TASK DETAILS: Leave out the pictures and return every entry exactly as it appears.

RECORDS SUPPLIED:

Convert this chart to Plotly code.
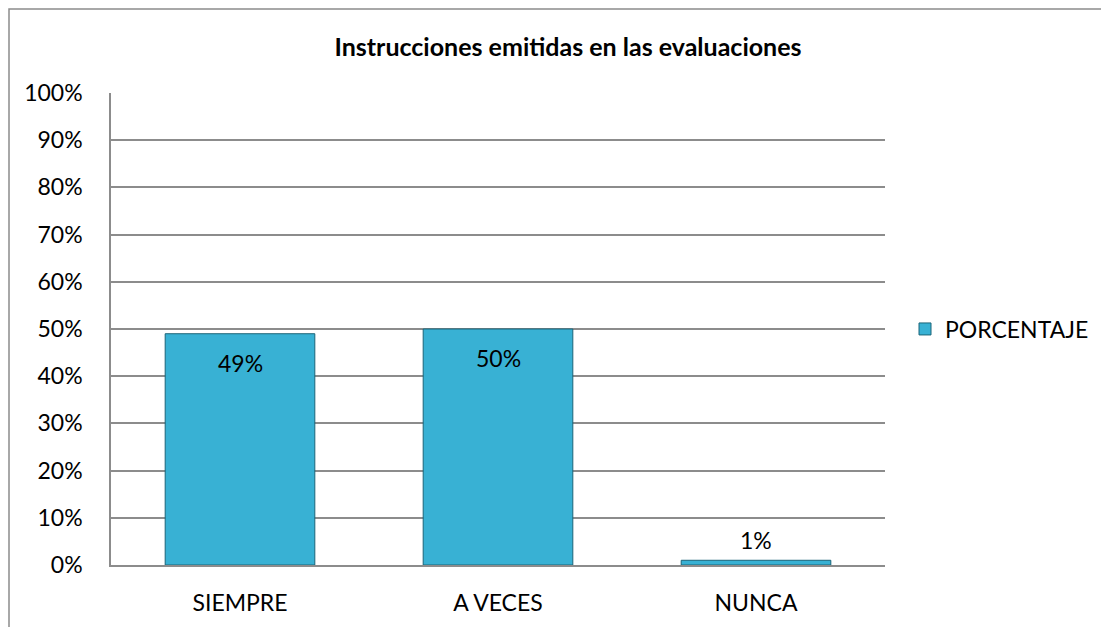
import plotly.graph_objects as go

categorias = ["SIEMPRE", "A VECES", "NUNCA"]
porcentajes = [0.49, 0.50, 0.01]
etiquetas = ["49%", "50%", "1%"]
dentro = [True, True, False]
ticks_y = [i / 10 for i in range(11)]
ticks_y_txt = [f"{i * 10}%" for i in range(11)]

# la página añade 8 px de margen al cuerpo
W, H = 1101, 619
L, R, T, B = 103, 224, 85, 62
PW, PH = W - L - R, H - T - B
FONT = "Lato, Carlito, Liberation Sans, Arial"

fig = go.Figure()

fig.add_trace(go.Bar(
    x=categorias,
    y=porcentajes,
    name="PORCENTAJE",
    marker=dict(color="#38b1d4", line=dict(color="#1b6478", width=1)),
    width=0.58,
    hoverinfo="x+y",
))

for cat, val, txt, ins in zip(categorias, porcentajes, etiquetas, dentro):
    fig.add_annotation(
        x=cat, y=val, text=txt, showarrow=False,
        yanchor="middle", yshift=-29 if ins else 20,
        font=dict(family=FONT, size=23, color="#000000"),
    )

fig.update_layout(
    width=W, height=H,
    margin=dict(l=L, r=R, t=T, b=B),
    plot_bgcolor="white",
    paper_bgcolor="white",
    font=dict(family=FONT, size=23, color="#000000"),
    title=dict(
        text="<b>Instrucciones emitidas en las evaluaciones</b>",
        x=(560 - L) / PW, xref="paper", xanchor="center",
        y=1 - 39 / H, yanchor="middle",
        font=dict(family=FONT, size=25, color="#000000"),
    ),
    showlegend=True,
    legend=dict(
        x=(897 - L) / PW, y=0.5, xanchor="left", yanchor="middle",
        font=dict(family=FONT, size=23),
        bgcolor="rgba(0,0,0,0)",
        itemwidth=30,
    ),
)

fig.update_yaxes(
    range=[0, 1],
    tickvals=ticks_y,
    ticktext=ticks_y_txt,
    showgrid=True, gridcolor="#8c8c8c", gridwidth=1.5,
    zeroline=False,
    showline=True, linecolor="#8c8c8c", linewidth=1.5,
    ticks="", ticklabelstandoff=22,
    tickfont=dict(family=FONT, size=23),
)
fig.update_xaxes(
    showline=True, linecolor="#8c8c8c", linewidth=1.5,
    ticks="", ticklabelstandoff=17,
    tickfont=dict(family=FONT, size=23),
)

# borde exterior del área del gráfico
fig.add_shape(
    type="rect", xref="paper", yref="paper",
    x0=(1 - L) / PW, x1=(W + 20 - L) / PW,
    y0=-(B + 20) / PH, y1=1 + (T - 1) / PH,
    line=dict(color="#8c8c8c", width=1.5), layer="below",
)

fig.write_html("out.html")
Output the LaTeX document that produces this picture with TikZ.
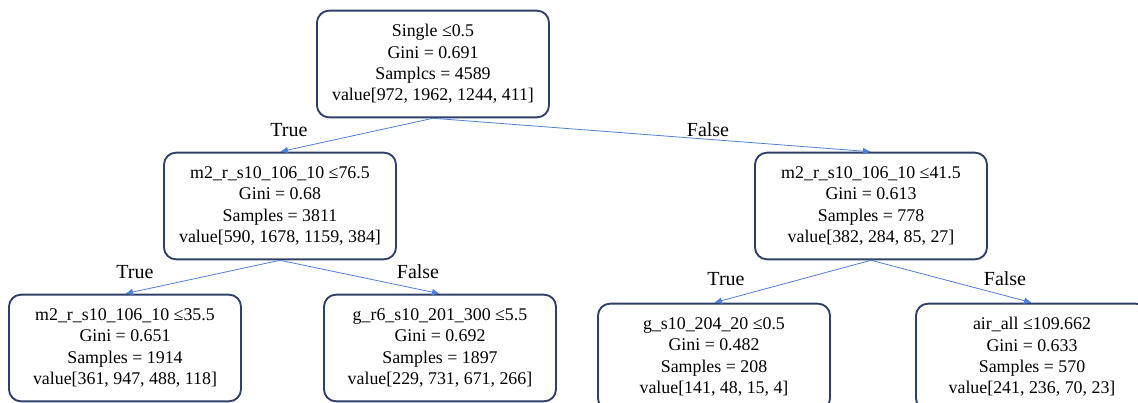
\documentclass[tikz,border=0pt]{standalone}
\usepackage{fontspec}
\setmainfont{Liberation Serif}
\usepackage{xcolor}
\usetikzlibrary{arrows.meta,positioning}
\definecolor{boxline}{HTML}{2F4068}
\definecolor{edgeblue}{HTML}{4F7FD8}
\begin{document}
\begin{tikzpicture}[x=0.75pt, y=-0.75pt,
    split/.style={rectangle, rounded corners=9pt, draw=boxline, line width=1.4pt, fill=white,
        minimum width=174pt, minimum height=80pt, align=center, inner sep=0pt,
        font=\fontsize{13.4}{16}\selectfont},
    lbl/.style={font=\fontsize{15}{18}\selectfont},
    arr/.style={-{Latex[length=6pt, width=5pt]}, line width=0.6pt, edgeblue}
]
    \useasboundingbox (0,0) rectangle (1138,403);
    % root and first split
    \node[split] (root) at (433,64) {Single ≤0.5\\Gini = 0.691\\Samplcs = 4589\\value[972, 1962, 1244, 411]};
    \node[split] (tl) at (280,206) {m2\_r\_s10\_106\_10 ≤76.5\\Gini = 0.68\\Samples = 3811\\value[590, 1678, 1159, 384]};
    \node[split] (tr) at (871,206) {m2\_r\_s10\_106\_10 ≤41.5\\Gini = 0.613\\Samples = 778\\value[382, 284, 85, 27]};
    % second level
    \node[split] (ll) at (125,348) {m2\_r\_s10\_106\_10 ≤35.5\\Gini = 0.651\\Samples = 1914\\value[361, 947, 488, 118]};
    \node[split] (lr) at (440,348) {g\_r6\_s10\_201\_300 ≤5.5\\Gini = 0.692\\Samples = 1897\\value[229, 731, 671, 266]};
    \node[split] (rl) at (714,357) {g\_s10\_204\_20 ≤0.5\\Gini = 0.482\\Samples = 208\\value[141, 48, 15, 4]};
    \node[split] (rr) at (1032,357) {air\_all ≤109.662\\Gini = 0.633\\Samples = 570\\value[241, 236, 70, 23]};
    % edges
    \draw[arr] (root.south) to (tl.north);
    \draw[arr] (root.south) to (tr.north);
    \draw[arr] (tl.south) to (ll.north);
    \draw[arr] (tl.south) to (lr.north);
    \draw[arr] (tr.south) to (rl.north);
    \draw[arr] (tr.south) to (rr.north);
    % edge labels
    \node[lbl] (t1) at (289,130) {True};
    \node[lbl] (f1) at (708,130) {False};
    \node[lbl] (t2) at (135,272) {True};
    \node[lbl] (f2) at (418,272) {False};
    \node[lbl] (t3) at (726,279) {True};
    \node[lbl] (f3) at (1005,279) {False};
\end{tikzpicture}
\end{document}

OUTPUT OF THE TASK:
Convert this chart to Plotly code.
import plotly.graph_objects as go

categorias = ["SIEMPRE", "A VECES", "NUNCA"]
porcentajes = [0.49, 0.50, 0.01]
etiquetas = ["49%", "50%", "1%"]
dentro = [True, True, False]
ticks_y = [i / 10 for i in range(11)]
ticks_y_txt = [f"{i * 10}%" for i in range(11)]

# la página añade 8 px de margen al cuerpo
W, H = 1101, 619
L, R, T, B = 103, 224, 85, 62
PW, PH = W - L - R, H - T - B
FONT = "Lato, Carlito, Liberation Sans, Arial"

fig = go.Figure()

fig.add_trace(go.Bar(
    x=categorias,
    y=porcentajes,
    name="PORCENTAJE",
    marker=dict(color="#38b1d4", line=dict(color="#1b6478", width=1)),
    width=0.58,
    hoverinfo="x+y",
))

for cat, val, txt, ins in zip(categorias, porcentajes, etiquetas, dentro):
    fig.add_annotation(
        x=cat, y=val, text=txt, showarrow=False,
        yanchor="middle", yshift=-29 if ins else 20,
        font=dict(family=FONT, size=23, color="#000000"),
    )

fig.update_layout(
    width=W, height=H,
    margin=dict(l=L, r=R, t=T, b=B),
    plot_bgcolor="white",
    paper_bgcolor="white",
    font=dict(family=FONT, size=23, color="#000000"),
    title=dict(
        text="<b>Instrucciones emitidas en las evaluaciones</b>",
        x=(560 - L) / PW, xref="paper", xanchor="center",
        y=1 - 39 / H, yanchor="middle",
        font=dict(family=FONT, size=25, color="#000000"),
    ),
    showlegend=True,
    legend=dict(
        x=(897 - L) / PW, y=0.5, xanchor="left", yanchor="middle",
        font=dict(family=FONT, size=23),
        bgcolor="rgba(0,0,0,0)",
        itemwidth=30,
    ),
)

fig.update_yaxes(
    range=[0, 1],
    tickvals=ticks_y,
    ticktext=ticks_y_txt,
    showgrid=True, gridcolor="#8c8c8c", gridwidth=1.5,
    zeroline=False,
    showline=True, linecolor="#8c8c8c", linewidth=1.5,
    ticks="", ticklabelstandoff=22,
    tickfont=dict(family=FONT, size=23),
)
fig.update_xaxes(
    showline=True, linecolor="#8c8c8c", linewidth=1.5,
    ticks="", ticklabelstandoff=17,
    tickfont=dict(family=FONT, size=23),
)

# borde exterior del área del gráfico
fig.add_shape(
    type="rect", xref="paper", yref="paper",
    x0=(1 - L) / PW, x1=(W + 20 - L) / PW,
    y0=-(B + 20) / PH, y1=1 + (T - 1) / PH,
    line=dict(color="#8c8c8c", width=1.5), layer="below",
)

fig.write_html("out.html")
Output the LaTeX document that produces this picture with TikZ.
\documentclass[tikz,border=0pt]{standalone}
\usepackage{fontspec}
\setmainfont{Liberation Serif}
\usepackage{xcolor}
\usetikzlibrary{arrows.meta,positioning}
\definecolor{boxline}{HTML}{2F4068}
\definecolor{edgeblue}{HTML}{4F7FD8}
\begin{document}
\begin{tikzpicture}[x=0.75pt, y=-0.75pt,
    split/.style={rectangle, rounded corners=9pt, draw=boxline, line width=1.4pt, fill=white,
        minimum width=174pt, minimum height=80pt, align=center, inner sep=0pt,
        font=\fontsize{13.4}{16}\selectfont},
    lbl/.style={font=\fontsize{15}{18}\selectfont},
    arr/.style={-{Latex[length=6pt, width=5pt]}, line width=0.6pt, edgeblue}
]
    \useasboundingbox (0,0) rectangle (1138,403);
    % root and first split
    \node[split] (root) at (433,64) {Single ≤0.5\\Gini = 0.691\\Samplcs = 4589\\value[972, 1962, 1244, 411]};
    \node[split] (tl) at (280,206) {m2\_r\_s10\_106\_10 ≤76.5\\Gini = 0.68\\Samples = 3811\\value[590, 1678, 1159, 384]};
    \node[split] (tr) at (871,206) {m2\_r\_s10\_106\_10 ≤41.5\\Gini = 0.613\\Samples = 778\\value[382, 284, 85, 27]};
    % second level
    \node[split] (ll) at (125,348) {m2\_r\_s10\_106\_10 ≤35.5\\Gini = 0.651\\Samples = 1914\\value[361, 947, 488, 118]};
    \node[split] (lr) at (440,348) {g\_r6\_s10\_201\_300 ≤5.5\\Gini = 0.692\\Samples = 1897\\value[229, 731, 671, 266]};
    \node[split] (rl) at (714,357) {g\_s10\_204\_20 ≤0.5\\Gini = 0.482\\Samples = 208\\value[141, 48, 15, 4]};
    \node[split] (rr) at (1032,357) {air\_all ≤109.662\\Gini = 0.633\\Samples = 570\\value[241, 236, 70, 23]};
    % edges
    \draw[arr] (root.south) to (tl.north);
    \draw[arr] (root.south) to (tr.north);
    \draw[arr] (tl.south) to (ll.north);
    \draw[arr] (tl.south) to (lr.north);
    \draw[arr] (tr.south) to (rl.north);
    \draw[arr] (tr.south) to (rr.north);
    % edge labels
    \node[lbl] (t1) at (289,130) {True};
    \node[lbl] (f1) at (708,130) {False};
    \node[lbl] (t2) at (135,272) {True};
    \node[lbl] (f2) at (418,272) {False};
    \node[lbl] (t3) at (726,279) {True};
    \node[lbl] (f3) at (1005,279) {False};
\end{tikzpicture}
\end{document}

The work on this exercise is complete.